Measurements of Collisional Energy Transfer between Rotational Energy Levels in CN

Abstract

A microwave-optical technique which selectively populates a single rotational level of CN and permits the observation of the redistribution of this population was utilized to measure the rates of collisional energy transfer between rotational energy levels of the B2Σ state of CN. CN was formed in the A 2Π state by the addition of CH2Cl2 to the afterglow of a nitrogen discharge. The near coincidence of the K=4, v=10 level of the A 2Π state with the K=4, v=0 level of the B 2Σ state permits microwave transitions near 10 GHz from the more populated Π level to the Σ level. The increased population in the rotational levels neighboring the K=4 level of the B 2Σ state was detected by measuring the increased optical emission due to the B 2Σ—A 2Σ transition near 3875 Å. Collisional energy transfer was measured over a pressure range from 0.1 to 5 Torr for changes in rotational quantum number ranging from one to ten.

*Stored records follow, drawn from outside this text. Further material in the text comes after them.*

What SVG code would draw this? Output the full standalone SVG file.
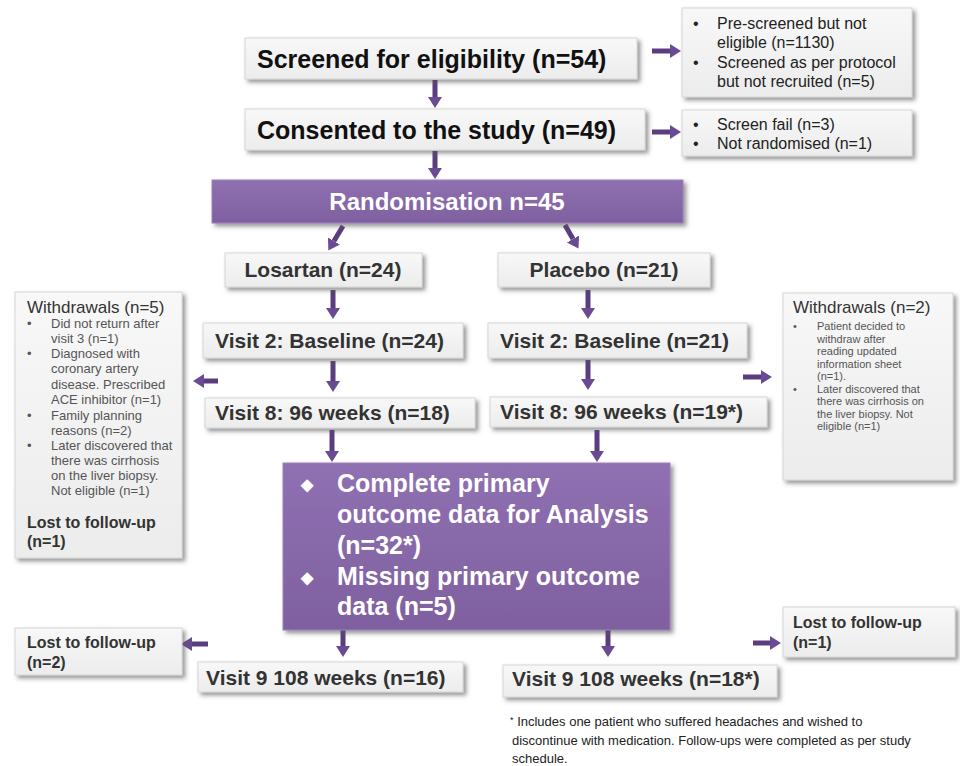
<svg xmlns="http://www.w3.org/2000/svg" width="960" height="766" viewBox="0 0 960 766">
<style>
text{font-family:"Liberation Sans",Arial,sans-serif}
.gbox{fill:url(#gg);stroke:#d6d6d6;stroke-width:1;filter:url(#sh)}
.pbox{fill:url(#pg);stroke:#9b82bb;stroke-width:1;filter:url(#sh)}
.big{font-size:25px;font-weight:bold;fill:#111}
.mid{font-size:21px;font-weight:bold;fill:#333}
.side{font-size:16px;fill:#222}
.wt{font-size:17px;fill:#333}
.sm{font-size:13px;fill:#555}
.sr{font-size:11px;fill:#555}
.lost{font-size:16px;font-weight:bold;fill:#333}
.wh{font-weight:bold;fill:#fff}
.foot{font-size:13px;fill:#222}
.arr{stroke:#5a3d7f;stroke-width:5;fill:none;marker-end:url(#ah)}
</style>
<defs>
<linearGradient id="gg" x1="0" y1="0" x2="0" y2="1"><stop offset="0" stop-color="#f8f8f8"/><stop offset="1" stop-color="#ececec"/></linearGradient>
<linearGradient id="pg" x1="0" y1="0" x2="0" y2="1"><stop offset="0" stop-color="#8f70b2"/><stop offset="1" stop-color="#7f609f"/></linearGradient>
<filter id="sh" x="-10%" y="-10%" width="130%" height="140%"><feDropShadow dx="3" dy="3" stdDeviation="2" flood-color="#555" flood-opacity="0.6"/></filter>
<marker id="ah" markerUnits="userSpaceOnUse" markerWidth="12" markerHeight="16" refX="0" refY="8" orient="auto"><path d="M0,1 L11,8 L0,15 z" fill="#6a4a92"/></marker>
</defs>
<g id="connectors">
<line class="arr" x1="435" y1="80" x2="435" y2="97"/>
<line class="arr" x1="652" y1="51" x2="670" y2="51"/>
<line class="arr" x1="652" y1="132" x2="670" y2="132"/>
<line class="arr" x1="435" y1="151" x2="435" y2="168"/>
<line class="arr" x1="343" y1="226" x2="334" y2="241"/>
<line class="arr" x1="565" y1="225" x2="573" y2="239"/>
<line class="arr" x1="333" y1="290" x2="333" y2="308"/>
<line class="arr" x1="588" y1="290" x2="588" y2="308"/>
<line class="arr" x1="333" y1="361" x2="333" y2="381"/>
<line class="arr" x1="588" y1="360" x2="588" y2="379"/>
<line class="arr" x1="218" y1="381" x2="204" y2="381"/>
<line class="arr" x1="743" y1="377" x2="761" y2="377"/>
<line class="arr" x1="332" y1="430" x2="332" y2="451"/>
<line class="arr" x1="597" y1="430" x2="597" y2="451"/>
<line class="arr" x1="343" y1="630" x2="343" y2="646"/>
<line class="arr" x1="608" y1="630" x2="608" y2="646"/>
<line class="arr" x1="208" y1="644" x2="192" y2="644"/>
<line class="arr" x1="753" y1="643" x2="770" y2="643"/>
</g>
<g id="screened"><rect class="gbox" x="245" y="38" width="392" height="41"/><text class="big" x="257" y="68">Screened for eligibility (n=54)</text></g>
<g id="consented"><rect class="gbox" x="245" y="109" width="400" height="41"/><text class="big" x="257" y="139">Consented to the study (n=49)</text></g>
<g id="excl1"><rect class="gbox" x="682" y="8" width="230" height="89"/>
<text class="side"><tspan x="693" y="29">•</tspan><tspan x="717" y="29">Pre-screened but not</tspan><tspan x="717" y="48">eligible (n=1130)</tspan><tspan x="693" y="68">•</tspan><tspan x="717" y="68">Screened as per protocol</tspan><tspan x="717" y="87">but not recruited (n=5)</tspan></text></g>
<g id="excl2"><rect class="gbox" x="682" y="110" width="230" height="46"/>
<text class="side"><tspan x="693" y="130">•</tspan><tspan x="717" y="130">Screen fail (n=3)</tspan><tspan x="693" y="149">•</tspan><tspan x="717" y="149">Not randomised (n=1)</tspan></text></g>
<g id="randomisation"><rect class="pbox" x="212" y="180" width="471" height="43"/><text class="wh" x="447" y="210" font-size="24" text-anchor="middle">Randomisation n=45</text></g>
<g id="losartan"><rect class="gbox" x="225" y="253" width="197" height="34"/><text class="mid" x="323" y="277" text-anchor="middle">Losartan (n=24)</text></g>
<g id="placebo"><rect class="gbox" x="498" y="253" width="212" height="34"/><text class="mid" x="604" y="277" text-anchor="middle">Placebo (n=21)</text></g>
<g id="v2l"><rect class="gbox" x="203" y="323" width="260" height="35"/><text class="mid" x="215" y="348">Visit 2: Baseline (n=24)</text></g>
<g id="v2r"><rect class="gbox" x="488" y="323" width="259" height="35"/><text class="mid" x="500" y="348">Visit 2: Baseline (n=21)</text></g>
<g id="v8l"><rect class="gbox" x="205" y="398" width="270" height="30"/><text class="mid" x="215" y="420">Visit 8: 96 weeks (n=18)</text></g>
<g id="v8r"><rect class="gbox" x="490" y="397" width="277" height="30"/><text class="mid" x="500" y="419">Visit 8: 96 weeks (n=19*)</text></g>
<g id="wl"><rect class="gbox" x="15" y="292" width="167" height="266"/>
<text class="wt" x="27" y="313">Withdrawals (n=5)</text>
<text class="sm"><tspan x="27" y="328">•</tspan><tspan x="51" y="328">Did not return after</tspan><tspan x="51" y="343">visit 3 (n=1)</tspan><tspan x="27" y="358">•</tspan><tspan x="51" y="358">Diagnosed with</tspan><tspan x="51" y="373">coronary artery</tspan><tspan x="51" y="389">disease. Prescribed</tspan><tspan x="51" y="404">ACE inhibitor (n=1)</tspan><tspan x="27" y="420">•</tspan><tspan x="51" y="420">Family planning</tspan><tspan x="51" y="435">reasons (n=2)</tspan><tspan x="27" y="450">•</tspan><tspan x="51" y="450">Later discovered that</tspan><tspan x="51" y="465">there was cirrhosis</tspan><tspan x="51" y="480">on the liver biopsy.</tspan><tspan x="51" y="495">Not eligible (n=1)</tspan></text>
<text class="lost"><tspan x="27" y="528">Lost to follow-up</tspan><tspan x="27" y="547">(n=1)</tspan></text></g>
<g id="wr"><rect class="gbox" x="783" y="293" width="170" height="187"/>
<text class="wt" x="793" y="313">Withdrawals (n=2)</text>
<text class="sr"><tspan x="793" y="330">•</tspan><tspan x="817" y="330">Patient decided to</tspan><tspan x="817" y="342.5">withdraw after</tspan><tspan x="817" y="355">reading updated</tspan><tspan x="817" y="367.5">information sheet</tspan><tspan x="817" y="380">(n=1).</tspan><tspan x="793" y="392.5">•</tspan><tspan x="817" y="392.5">Later discovered that</tspan><tspan x="817" y="405">there was cirrhosis on</tspan><tspan x="817" y="417.5">the liver biopsy. Not</tspan><tspan x="817" y="430">eligible (n=1)</tspan></text></g>
<g id="analysis"><rect class="pbox" x="283" y="463" width="387" height="167"/>
<text class="wh" font-size="25"><tspan x="301" y="490" font-size="16">◆</tspan><tspan x="337" y="492">Complete primary</tspan><tspan x="337" y="523">outcome data for Analysis</tspan><tspan x="337" y="554">(n=32*)</tspan><tspan x="301" y="583" font-size="16">◆</tspan><tspan x="337" y="585">Missing primary outcome</tspan><tspan x="337" y="615">data (n=5)</tspan></text></g>
<g id="lostl"><rect class="gbox" x="15" y="628" width="167" height="47"/><text class="lost"><tspan x="27" y="648">Lost to follow-up</tspan><tspan x="27" y="668">(n=2)</tspan></text></g>
<g id="v9l"><rect class="gbox" x="198" y="662" width="265" height="30"/><text class="mid" x="206" y="685">Visit 9 108 weeks (n=16)</text></g>
<g id="v9r"><rect class="gbox" x="503" y="665" width="274" height="32"/><text class="mid" x="512" y="686">Visit 9 108 weeks (n=18*)</text></g>
<g id="lostr"><rect class="gbox" x="783" y="607" width="172" height="50"/><text class="lost"><tspan x="793" y="628">Lost to follow-up</tspan><tspan x="793" y="648">(n=1)</tspan></text></g>
<g id="footnote"><text class="foot"><tspan x="510" y="726"><tspan font-size="9" dy="-3">*</tspan><tspan dy="3"> Includes one patient who suffered headaches and wished to</tspan></tspan><tspan x="512" y="745">discontinue with medication. Follow-ups were completed as per study</tspan><tspan x="512" y="763">schedule.</tspan></text></g>
</svg>
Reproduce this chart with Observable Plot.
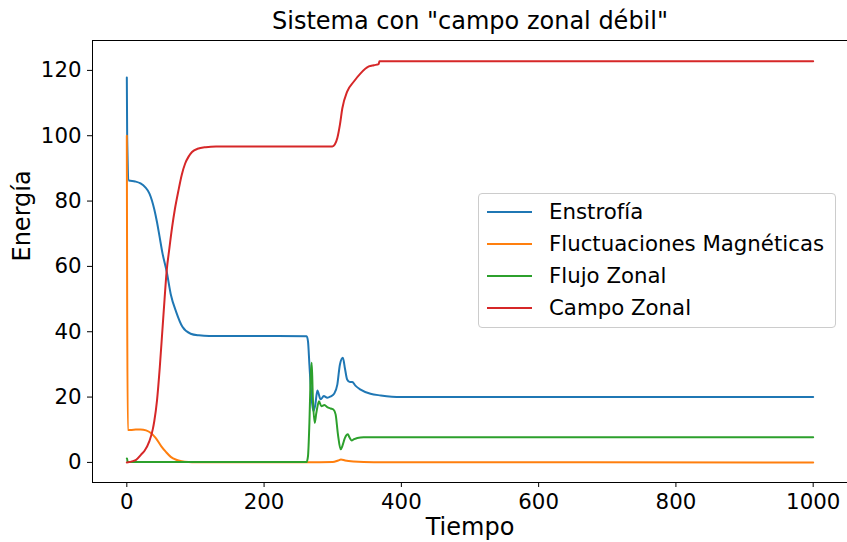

It is shown that rotational transitions having changes in rotational quantum number greater than unity take place with high probability, contrary to the optical selection rule ΔK=±1, and that approximately every gas kinetic collision produces a rotational transition. The relaxation time for the fourth rotational level was found to be 1.2×10−7 (±30%) sec at a pressure of 1 Torr.